I read in other threads it could be the USB adapter causing that issue. Do I need to worry about it? Any other way to check that?

I just started chkdsk /r. Good idea?

Again, backup copy. So I can confirm all the data is there using xcopy.

Side note, I still love xcopy after so many years and version of Windows. Very reliable backup / copy app. I use:

C:\WINDOWS\system32\xcopy.exe C:<Folder>\*.* /s F:<Folder>\ /d /c /i /j /y /h /e

It copies only files new or updated files not on the target drive. And it never crashes. Sweet!

Thank you.

If I don’t have a memory leak, some SMART programs are able to read from USB. Again if I don’t have a memory leak,  HDD Scan should be able to read SMART data through USB.

If the bad sectors only happen at the end the disk, I doubt it’s cable related.

Any other way to check that?

Bring it over to a friend who has a desktop computer and try read the SMART from there? Make sure the computer is clean from malwares though.

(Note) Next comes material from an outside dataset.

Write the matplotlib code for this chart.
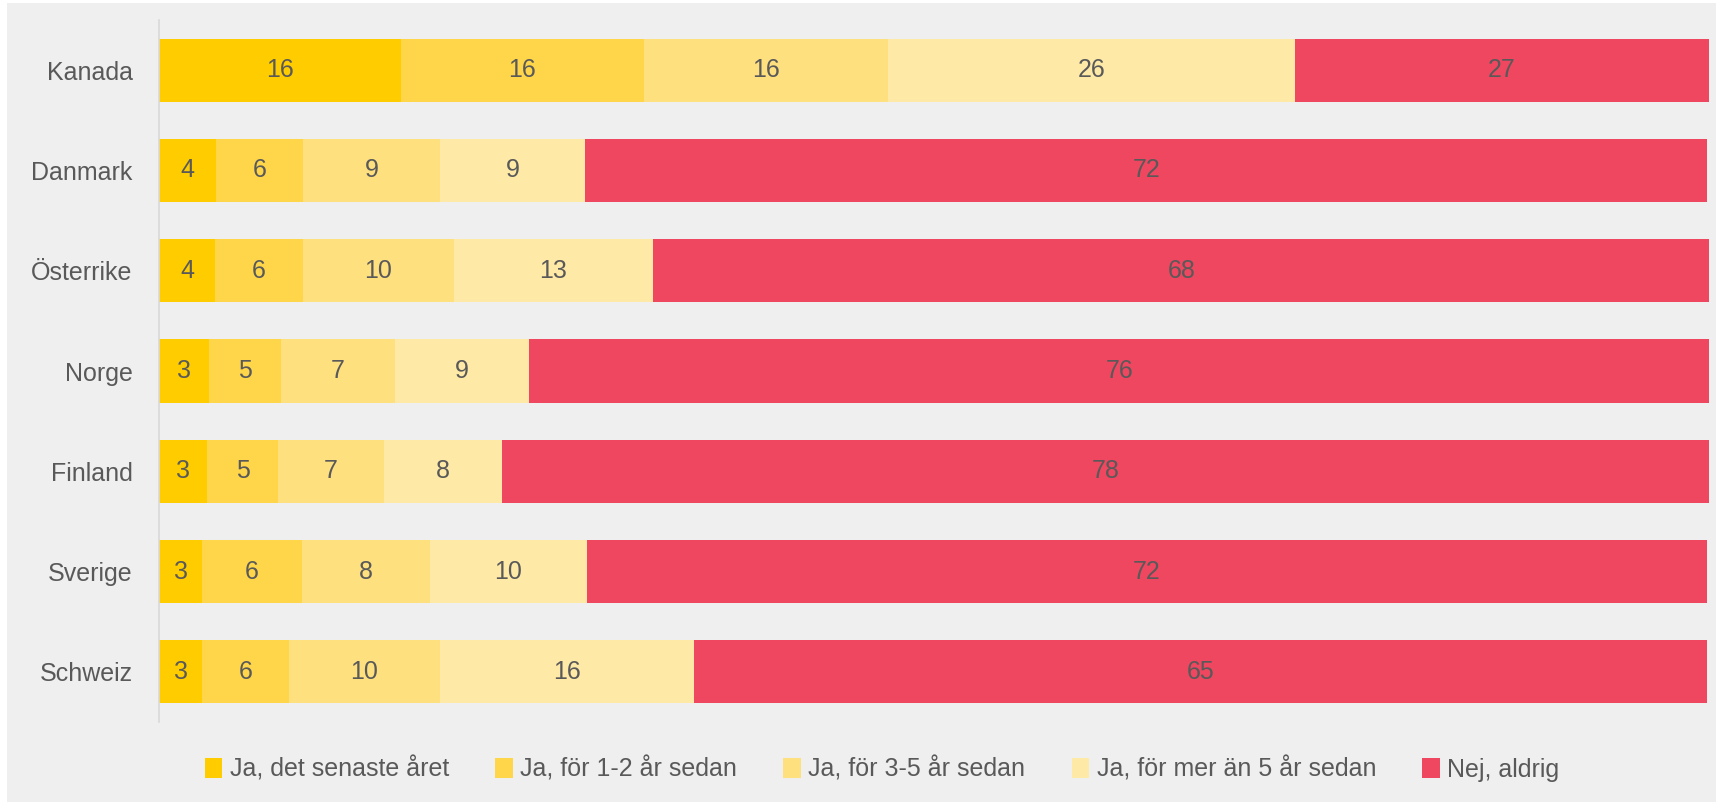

I would recomend using a desktop and connect the drive to a sata port.

it seems that your driveis dying… backup backup backup… hard drives can die even on a safe… backup to at least another drive

Try hard disk sentinel its a very good program

Data recovery professionals will tell you that running CHKDSK in repair mode against a drive with head or media problems is a bad idea. It will just make problems worse. Instead they recommend that such a drive be cloned, sector by sector with a tool such as ddrescue that understands how to work with bad media.

BTW, I like XCOPY as well. I remember the switches by way of the acronym, “RICHKEY”.